Sempre in riferimento al filo rosso del confronto, i Vescovi italiani hanno approvato la Nota “Sia pace in Terra Santa”; nel corso dei lavori, è stato illustrato loro lo schema di un documento sull’educazione alla pace che sarà presentato all’Assemblea Generale straordinaria (della Cei) di novembre.
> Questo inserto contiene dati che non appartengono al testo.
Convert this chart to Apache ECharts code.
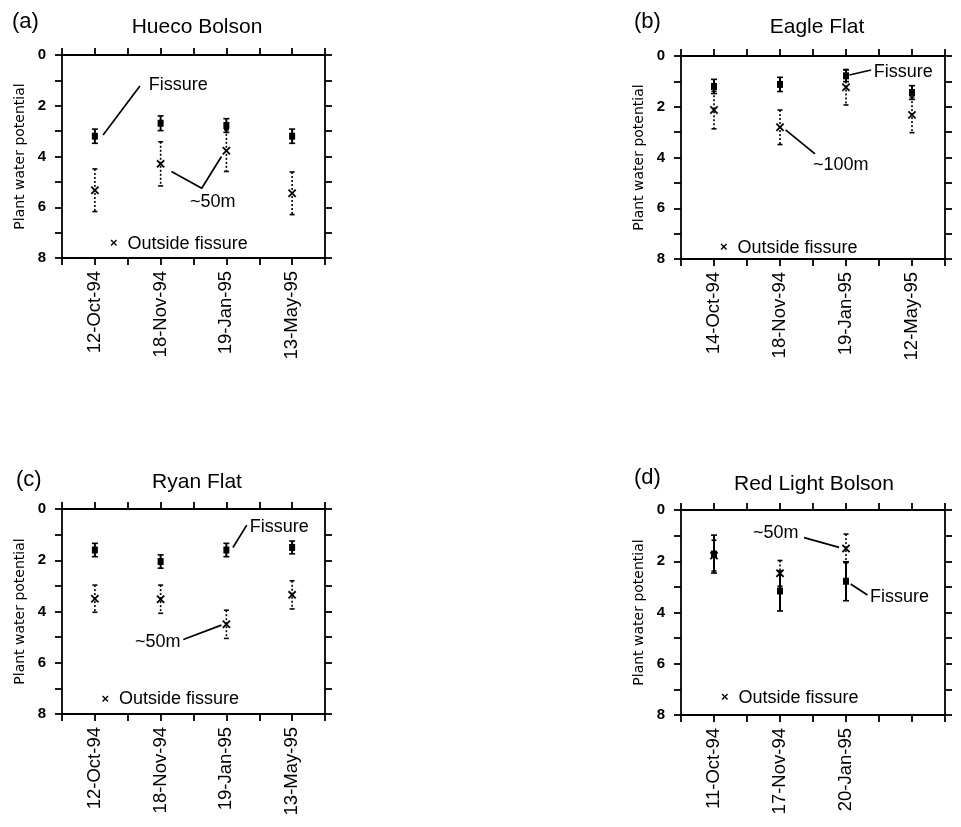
<!DOCTYPE html>
<html>
<head>
<meta charset="utf-8">
<script src="https://cdn.jsdelivr.net/npm/echarts@6/dist/echarts.min.js"></script>
<style>
html,body{margin:0;padding:0;background:#fff;}
#chart{width:961px;height:827px;}
</style>
</head>
<body>
<div id="chart"></div>
<script>
// ---------------- DATA ----------------
const titles = ['Hueco Bolson', 'Eagle Flat', 'Ryan Flat', 'Red Light Bolson'];
const panelLetters = ['(a)', '(b)', '(c)', '(d)'];
const yTicks = [0, 2, 4, 6, 8];
const yAxisName = 'Plant water potential';

const datesA = ['12-Oct-94', '18-Nov-94', '19-Jan-95', '13-May-95'];
const fissureA = [3.2, 2.69, 2.78, 3.2];
const fissureErrA = [0.28, 0.29, 0.27, 0.28];
const outsideA = [5.33, 4.29, 3.77, 5.45];
const outsideErrA = [0.84, 0.87, 0.82, 0.84];

const datesB = ['14-Oct-94', '18-Nov-94', '19-Jan-95', '12-May-95'];
const fissureB = [1.2, 1.12, 0.78, 1.44];
const fissureErrB = [0.28, 0.28, 0.23, 0.27];
const outsideB = [2.13, 2.81, 1.23, 2.32];
const outsideErrB = [0.74, 0.68, 0.7, 0.7];

const datesC = ['12-Oct-94', '18-Nov-94', '19-Jan-95', '13-May-95'];
const fissureC = [1.6, 2.05, 1.6, 1.5];
const fissureErrC = [0.26, 0.26, 0.26, 0.25];
const outsideC = [3.5, 3.52, 4.5, 3.35];
const outsideErrC = [0.53, 0.55, 0.55, 0.55];

const datesD = ['11-Oct-94', '17-Nov-94', '20-Jan-95'];
const fissureD = [1.72, 3.16, 2.78];
const fissureErrD = [0.74, 0.78, 0.76];
const outsideD = [1.78, 2.47, 1.5];
const outsideErrD = [0.6, 0.5, 0.56];

// annotation texts (anchored in data coordinates: x-axis units, y value)
const annotTextsA = [
  {x: 2.64, y: 1.2, text: 'Fissure'},
  {x: 3.89, y: 5.81, text: '~50m'},
  {x: 1.46, y: 7.44, text: '{m|×}  Outside fissure'}
];
const annotLinesA = [
  [[1.25, 3.15], [2.37, 1.22]],
  [[3.33, 4.59], [4.25, 5.25], [4.85, 4.0]]
];
const annotTextsB = [
  {x: 5.84, y: 0.63, text: 'Fissure'},
  {x: 4.0, y: 4.29, text: '~100m'},
  {x: 1.18, y: 7.56, text: '{m|×}  Outside fissure'}
];
const annotLinesB = [
  [[5.1, 0.75], [5.76, 0.55]],
  [[3.17, 2.91], [4.06, 3.86]]
];
const annotTextsC = [
  {x: 5.71, y: 0.69, text: 'Fissure'},
  {x: 2.22, y: 5.18, text: '~50m'},
  {x: 1.2, y: 7.43, text: '{m|×}  Outside fissure'}
];
const annotLinesC = [
  [[5.2, 1.5], [5.62, 0.63]],
  [[3.69, 5.09], [4.85, 4.53]]
];
const annotTextsD = [
  {x: 2.18, y: 0.89, text: '~50m'},
  {x: 5.73, y: 3.39, text: 'Fissure'},
  {x: 1.21, y: 7.32, text: '{m|×}  Outside fissure'}
];
const annotLinesD = [
  [[3.73, 1.08], [4.79, 1.46]],
  [[5.14, 2.89], [5.65, 3.32]]
];

// ---------------- BUILD ----------------
const FONT = '"Liberation Sans", Arial, Helvetica, sans-serif';
const panels = [
  {dates: datesA, f: fissureA, fe: fissureErrA, o: outsideA, oe: outsideErrA, texts: annotTextsA, lines: annotLinesA},
  {dates: datesB, f: fissureB, fe: fissureErrB, o: outsideB, oe: outsideErrB, texts: annotTextsB, lines: annotLinesB},
  {dates: datesC, f: fissureC, fe: fissureErrC, o: outsideC, oe: outsideErrC, texts: annotTextsC, lines: annotLinesC},
  {dates: datesD, f: fissureD, fe: fissureErrD, o: outsideD, oe: outsideErrD, texts: annotTextsD, lines: annotLinesD}
];
const grids = [
  {left: 62, top: 55, width: 263, height: 203},
  {left: 681, top: 56, width: 264, height: 203},
  {left: 62, top: 509, width: 263, height: 205},
  {left: 681, top: 510, width: 264, height: 205}
];
const titlePos = [[197, 27], [817, 27], [197, 482], [814, 484]];
const letterPos = [[12, 22], [634, 22], [16, 480], [634, 478]];

const axLine = {show: true, onZero: false, lineStyle: {color: '#000', width: 1.8}};
const axTick = {show: true, inside: false, length: 7, lineStyle: {color: '#000', width: 1.8}};

const xAxes = [], yAxes = [], series = [], graphics = [];

function errRender(kind) {
  return function (params, api) {
    const x = api.value(0), v = api.value(1), e = api.value(2);
    const c = api.coord([x, v]);
    const t = api.coord([x, v - e]);
    const b = api.coord([x, v + e]);
    const solid = kind === 'fissure';
    const cw = solid ? 3 : 2.5;
    const ch = [
      {type: 'line', shape: {x1: c[0], y1: t[1], x2: c[0], y2: b[1]},
       style: {stroke: '#000', lineWidth: solid ? 2 : 1.6, lineDash: solid ? null : [2, 2]}},
      {type: 'line', shape: {x1: c[0] - cw, y1: t[1], x2: c[0] + cw, y2: t[1]},
       style: {stroke: '#000', lineWidth: 1.6}},
      {type: 'line', shape: {x1: c[0] - cw, y1: b[1], x2: c[0] + cw, y2: b[1]},
       style: {stroke: '#000', lineWidth: 1.6}}
    ];
    if (solid) {
      ch.push({type: 'rect', shape: {x: c[0] - 3, y: c[1] - 3.5, width: 6, height: 7}, style: {fill: '#000'}});
    } else {
      const s = 3.6;
      ch.push({type: 'line', shape: {x1: c[0] - s, y1: c[1] - s, x2: c[0] + s, y2: c[1] + s}, style: {stroke: '#000', lineWidth: 1.8}});
      ch.push({type: 'line', shape: {x1: c[0] - s, y1: c[1] + s, x2: c[0] + s, y2: c[1] - s}, style: {stroke: '#000', lineWidth: 1.8}});
    }
    return {type: 'group', children: ch};
  };
}

panels.forEach((p, i) => {
  const dates = p.dates;
  xAxes.push({
    gridIndex: i, type: 'value', position: 'bottom', min: 0, max: 8, interval: 1,
    axisLine: axLine, axisTick: axTick, splitLine: {show: false},
    axisLabel: {
      show: true, rotate: 90, margin: 13, color: '#000', fontFamily: FONT, fontSize: 18.5,
      showMinLabel: true, showMaxLabel: true,
      formatter: v => (v % 2 === 1 && dates[(v - 1) / 2]) ? dates[(v - 1) / 2] : ''
    }
  });
  xAxes.push({
    gridIndex: i, type: 'value', position: 'top', min: 0, max: 8, interval: 1,
    axisLine: axLine, axisTick: axTick, splitLine: {show: false}, axisLabel: {show: false}
  });
  yAxes.push({
    gridIndex: i, type: 'value', position: 'left', inverse: true, min: 0, max: 8, interval: 1,
    axisLine: axLine, axisTick: axTick, splitLine: {show: false},
    name: yAxisName, nameLocation: 'middle', nameGap: 35,
    nameTextStyle: {color: '#000', fontFamily: '"DejaVu Sans", sans-serif', fontSize: 14},
    axisLabel: {
      show: true, margin: 16, color: '#000', fontFamily: FONT, fontSize: 15, fontWeight: 'bold',
      showMinLabel: true, showMaxLabel: true,
      formatter: v => yTicks.indexOf(v) >= 0 ? String(v) : ''
    }
  });
  yAxes.push({
    gridIndex: i, type: 'value', position: 'right', inverse: true, min: 0, max: 8, interval: 1,
    axisLine: axLine, axisTick: axTick, splitLine: {show: false}, axisLabel: {show: false}
  });

  const xi = 2 * i, yi = 2 * i;
  series.push({
    type: 'custom', xAxisIndex: xi, yAxisIndex: yi, clip: false, silent: true, z: 5,
    renderItem: errRender('fissure'),
    encode: {x: 0, y: 1},
    data: dates.map((d, k) => [2 * k + 1, p.f[k], p.fe[k]])
  });
  series.push({
    type: 'custom', xAxisIndex: xi, yAxisIndex: yi, clip: false, silent: true, z: 6,
    renderItem: errRender('outside'),
    encode: {x: 0, y: 1},
    data: dates.map((d, k) => [2 * k + 1, p.o[k], p.oe[k]])
  });
  p.lines.forEach(pts => {
    series.push({
      type: 'line', xAxisIndex: xi, yAxisIndex: yi, symbol: 'none', silent: true, z: 4,
      lineStyle: {color: '#000', width: 1.7}, data: pts, animation: false
    });
  });
  const texts = p.texts;
  series.push({
    type: 'custom', xAxisIndex: xi, yAxisIndex: yi, clip: false, silent: true, z: 7,
    encode: {x: 0, y: 1},
    data: texts.map(t => [t.x, t.y]),
    renderItem: (params, api) => {
      const c = api.coord([api.value(0), api.value(1)]);
      return {
        type: 'text', x: c[0], y: c[1],
        style: {
          text: texts[params.dataIndex].text, fill: '#000',
          fontFamily: FONT, fontSize: 18, align: 'left', verticalAlign: 'middle',
          rich: {m: {fontFamily: FONT, fontSize: 13, fontWeight: 'bold', fill: '#000'}}
        }
      };
    }
  });

  graphics.push({
    type: 'text', x: titlePos[i][0], y: titlePos[i][1],
    style: {text: titles[i], fill: '#000', fontFamily: FONT, fontSize: 21, align: 'center', verticalAlign: 'middle'}
  });
  graphics.push({
    type: 'text', x: letterPos[i][0], y: letterPos[i][1],
    style: {text: panelLetters[i], fill: '#000', fontFamily: FONT, fontSize: 22, align: 'left', verticalAlign: 'middle'}
  });
});

const chart = echarts.init(document.getElementById('chart'), null, {renderer: 'canvas'});
chart.setOption({
  backgroundColor: '#fff',
  animation: false,
  grid: grids.map(g => Object.assign({containLabel: false}, g)),
  xAxis: xAxes,
  yAxis: yAxes,
  series: series,
  graphic: graphics
});
</script>
</body>
</html>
Durante questa tre giorni, lo “spirito” di Gorizia, forgiato dagli errori, dalle ferite e dalle sofferenze del passato, accresciuto grazie all’impegno infaticabile e coraggioso di uomini e donne diventati “esperti di riconciliazione” e ad occasioni qualificate di dialogo autentico come gli Incontri Culturali Mitteleuropei, è stato riaffermato quale forza viva, prima di tutto nello scenario adriatico-ionico. Peraltro, a distanza di 25 anni, dalla Carta di Ancona, atto fondativo del Forum delle città adriatiche e ioniche, la sessione autunnale del Consiglio Permanente ha confermato il ruolo strategico e geopolitico di quest’area (meglio, Macroregione), pure come “metafora geografica di un’era che volge al termine: l’età moderna in Europa” (R. D. Kaplan). Con un’indicazione operativa, altrettanto laica valida per credenti e non: “opporre alla globalizzazione dell’impotenza una cultura della riconciliazione”, vale a dire “riparare ciò che è infranto, trattare con delicatezza le memorie che sanguinano, avvicinarci gli uni agli altri con pazienza, immedesimarci nella storia e nel dolore altrui, riconoscere che abbiamo gli stessi sogni, le stesse speranze (…) Così si moltiplicheranno le isole di pace, diventeranno piloni di ponti, affinché la pace possa raggiungere tutti i popoli e tutte le creature” (Leone XIV).